Gunshots trail refugees in lawless Liberia
Breastfeeding her day-old baby boy at a clinic in a teeming refugee camp, she wonders when she will be on the move again.
“I am tired of running. I don’t want to run anymore,” she said. Like thousands of exhausted people streaming through Totota, a rundown town 72 miles northeast of the capital Monrovia, Golafale packed her meagre belongings as soon as she heard the rattle of gunshots in Gbatala, a town up the road.
Inured to moving from one shelter to another during nearly 14 years of civil war, Liberians have learned that when shots ring out, you run first and ask questions later.
The government and fleeing civilians say Gbatala was attacked on Sunday by rebels known as Liberians United for Reconciliation and Democracy (LURD), despite a peace deal signed last week which was and meant to end the violence once and for all.

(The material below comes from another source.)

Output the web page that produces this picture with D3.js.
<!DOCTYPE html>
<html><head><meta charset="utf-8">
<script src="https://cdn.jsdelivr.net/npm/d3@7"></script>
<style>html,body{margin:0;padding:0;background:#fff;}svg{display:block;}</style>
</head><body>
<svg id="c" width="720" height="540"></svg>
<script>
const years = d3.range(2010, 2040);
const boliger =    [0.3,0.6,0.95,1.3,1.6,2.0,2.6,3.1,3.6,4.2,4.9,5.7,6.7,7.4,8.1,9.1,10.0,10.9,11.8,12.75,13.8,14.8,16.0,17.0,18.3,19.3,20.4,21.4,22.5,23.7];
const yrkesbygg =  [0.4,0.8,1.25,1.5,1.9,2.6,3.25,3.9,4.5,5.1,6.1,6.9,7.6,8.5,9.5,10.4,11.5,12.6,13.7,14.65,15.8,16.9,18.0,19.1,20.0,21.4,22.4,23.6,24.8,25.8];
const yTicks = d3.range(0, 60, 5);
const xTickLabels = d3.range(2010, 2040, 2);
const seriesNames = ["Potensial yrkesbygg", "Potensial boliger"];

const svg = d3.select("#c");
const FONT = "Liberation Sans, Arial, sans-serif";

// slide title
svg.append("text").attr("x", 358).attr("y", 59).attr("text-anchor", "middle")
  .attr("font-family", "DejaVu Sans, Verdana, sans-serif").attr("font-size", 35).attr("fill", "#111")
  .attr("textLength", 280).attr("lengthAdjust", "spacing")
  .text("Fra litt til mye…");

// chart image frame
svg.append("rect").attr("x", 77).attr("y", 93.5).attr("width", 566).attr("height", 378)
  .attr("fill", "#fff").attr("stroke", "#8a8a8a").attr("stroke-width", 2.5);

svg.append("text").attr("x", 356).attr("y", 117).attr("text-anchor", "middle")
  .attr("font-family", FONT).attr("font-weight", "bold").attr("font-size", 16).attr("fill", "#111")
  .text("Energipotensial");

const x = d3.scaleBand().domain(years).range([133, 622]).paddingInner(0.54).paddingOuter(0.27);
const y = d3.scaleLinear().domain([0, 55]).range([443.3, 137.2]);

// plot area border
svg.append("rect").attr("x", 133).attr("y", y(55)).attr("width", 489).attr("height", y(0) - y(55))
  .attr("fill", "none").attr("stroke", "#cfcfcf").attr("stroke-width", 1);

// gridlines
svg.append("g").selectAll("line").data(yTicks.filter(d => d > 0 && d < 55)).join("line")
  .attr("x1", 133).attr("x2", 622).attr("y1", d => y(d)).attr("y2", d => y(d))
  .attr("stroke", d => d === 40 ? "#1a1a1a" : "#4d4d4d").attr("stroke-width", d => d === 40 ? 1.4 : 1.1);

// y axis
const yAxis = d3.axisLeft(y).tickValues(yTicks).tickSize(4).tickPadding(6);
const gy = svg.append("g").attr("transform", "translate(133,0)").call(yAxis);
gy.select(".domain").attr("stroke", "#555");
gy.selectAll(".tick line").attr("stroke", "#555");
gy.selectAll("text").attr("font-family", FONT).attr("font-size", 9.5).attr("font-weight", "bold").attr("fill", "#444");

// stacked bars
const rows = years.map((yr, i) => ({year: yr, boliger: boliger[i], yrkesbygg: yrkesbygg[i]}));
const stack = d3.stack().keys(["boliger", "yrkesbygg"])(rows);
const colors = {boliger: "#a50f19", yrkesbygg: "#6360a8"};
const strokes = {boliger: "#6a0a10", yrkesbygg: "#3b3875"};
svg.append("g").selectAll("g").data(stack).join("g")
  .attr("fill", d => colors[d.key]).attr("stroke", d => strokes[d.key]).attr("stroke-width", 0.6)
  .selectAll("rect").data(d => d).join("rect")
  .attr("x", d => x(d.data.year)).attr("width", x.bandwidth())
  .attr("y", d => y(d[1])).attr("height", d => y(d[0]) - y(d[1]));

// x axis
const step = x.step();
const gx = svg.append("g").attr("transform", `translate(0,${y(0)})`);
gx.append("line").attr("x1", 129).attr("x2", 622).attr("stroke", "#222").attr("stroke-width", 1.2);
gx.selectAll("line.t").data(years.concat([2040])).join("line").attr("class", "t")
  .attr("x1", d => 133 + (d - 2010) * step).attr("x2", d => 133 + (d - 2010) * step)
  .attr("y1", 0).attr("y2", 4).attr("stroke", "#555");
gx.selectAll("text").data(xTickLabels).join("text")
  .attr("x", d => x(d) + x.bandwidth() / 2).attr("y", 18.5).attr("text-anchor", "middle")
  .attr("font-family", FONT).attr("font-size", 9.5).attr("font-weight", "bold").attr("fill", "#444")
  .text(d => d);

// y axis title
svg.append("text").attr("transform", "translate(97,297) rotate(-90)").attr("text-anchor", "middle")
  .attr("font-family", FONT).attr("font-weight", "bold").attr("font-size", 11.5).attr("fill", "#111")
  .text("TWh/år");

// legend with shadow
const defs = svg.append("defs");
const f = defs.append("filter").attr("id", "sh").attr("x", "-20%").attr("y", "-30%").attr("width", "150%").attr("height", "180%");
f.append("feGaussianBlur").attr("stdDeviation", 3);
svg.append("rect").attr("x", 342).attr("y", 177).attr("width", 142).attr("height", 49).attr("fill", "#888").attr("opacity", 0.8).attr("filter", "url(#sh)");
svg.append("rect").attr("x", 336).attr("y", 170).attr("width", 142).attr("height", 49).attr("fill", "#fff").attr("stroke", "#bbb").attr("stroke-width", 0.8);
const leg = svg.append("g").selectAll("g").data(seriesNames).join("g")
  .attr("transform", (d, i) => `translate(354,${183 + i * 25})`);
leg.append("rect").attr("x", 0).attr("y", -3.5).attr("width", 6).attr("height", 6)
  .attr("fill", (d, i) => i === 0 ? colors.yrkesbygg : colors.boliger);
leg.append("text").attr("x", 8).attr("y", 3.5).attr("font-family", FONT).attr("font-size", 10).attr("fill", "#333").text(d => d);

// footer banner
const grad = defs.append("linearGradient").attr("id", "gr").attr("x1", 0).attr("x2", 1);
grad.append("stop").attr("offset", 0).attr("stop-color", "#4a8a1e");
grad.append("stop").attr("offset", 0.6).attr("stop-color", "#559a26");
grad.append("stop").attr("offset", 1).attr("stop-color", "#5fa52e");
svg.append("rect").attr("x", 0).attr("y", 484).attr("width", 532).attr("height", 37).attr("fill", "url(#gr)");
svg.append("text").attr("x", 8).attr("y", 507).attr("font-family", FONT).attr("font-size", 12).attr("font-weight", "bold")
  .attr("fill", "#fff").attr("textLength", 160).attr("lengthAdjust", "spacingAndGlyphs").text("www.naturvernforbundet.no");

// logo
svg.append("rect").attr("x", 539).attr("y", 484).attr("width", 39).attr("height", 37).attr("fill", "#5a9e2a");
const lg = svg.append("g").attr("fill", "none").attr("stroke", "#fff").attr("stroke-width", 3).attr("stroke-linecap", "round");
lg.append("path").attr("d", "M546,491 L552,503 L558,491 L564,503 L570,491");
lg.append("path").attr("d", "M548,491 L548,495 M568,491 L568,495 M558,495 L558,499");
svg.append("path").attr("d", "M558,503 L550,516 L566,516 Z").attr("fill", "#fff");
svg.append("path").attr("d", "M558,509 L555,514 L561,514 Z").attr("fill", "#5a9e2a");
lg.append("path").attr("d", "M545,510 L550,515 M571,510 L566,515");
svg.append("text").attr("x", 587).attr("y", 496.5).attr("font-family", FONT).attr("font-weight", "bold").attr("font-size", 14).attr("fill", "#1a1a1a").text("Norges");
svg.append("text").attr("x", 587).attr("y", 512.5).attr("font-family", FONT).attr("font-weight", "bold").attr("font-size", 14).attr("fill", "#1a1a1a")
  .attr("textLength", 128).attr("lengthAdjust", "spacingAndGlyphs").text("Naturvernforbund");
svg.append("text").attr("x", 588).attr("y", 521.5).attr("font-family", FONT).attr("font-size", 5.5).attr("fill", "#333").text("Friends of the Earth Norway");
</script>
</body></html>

LURD achieved its goal of forcing former President Charles Taylor to leave the country earlier this month, but skirmishing with government troops has barely ceased in the wild hinterland.

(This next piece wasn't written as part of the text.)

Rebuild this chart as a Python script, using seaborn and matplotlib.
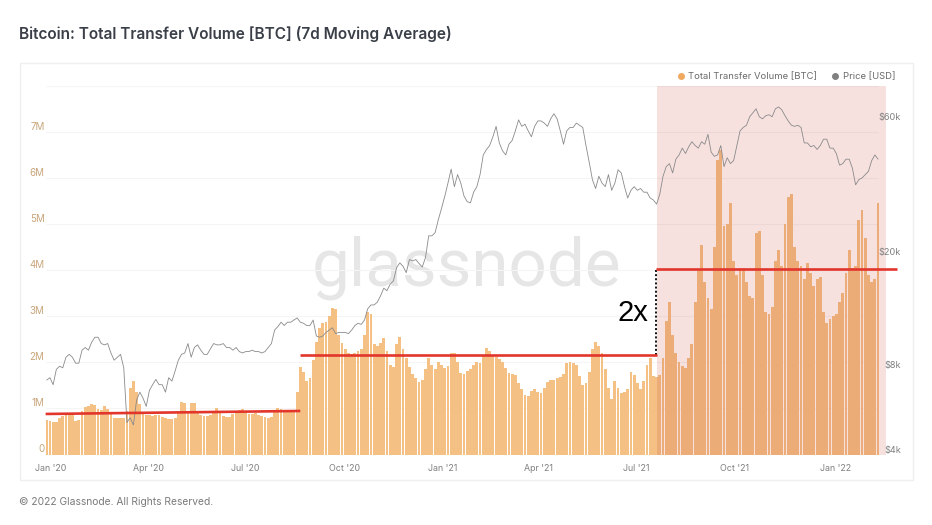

And the circumstances of the Gbatala assault remain unclear.
LURD denies raiding the government-held town and most of the terrified residents did not wait to check who the aggressors were.
Those who did see the attackers saw gunmen dressed in black with red bandannas -- a description which could fit either rebels or the government’s rag-tag militias, often accused of opening fire near villages to scare people away and loot their homes.
But with refugees flooding Totota, talk of a rebel advance has spread panic like wildfire in three nearby camps for people already displaced by the war, sending hundreds more on the move.
“When I see people going, I go,” said Lavela Momolu, 22, as he joined the steady stream of people fleeing south, his camp registration card pinned to his trousers.
Aid workers said it would be a disaster if the 60,000 now living in the Maimu I, II and III camps left en masse for Monrovia as the capital is already choked by hundreds of thousands of refugees with little food or water.
“Last night we tried to reassure the people here, we told them the gunfire was still far off,” said Dorbor Kabbah, a physician at a Medecins Sans Frontieres clinic.
“These camps have shelters, latrines, water hand-pumps. If people flee they will have nowhere to go and we will have to start from scratch again.”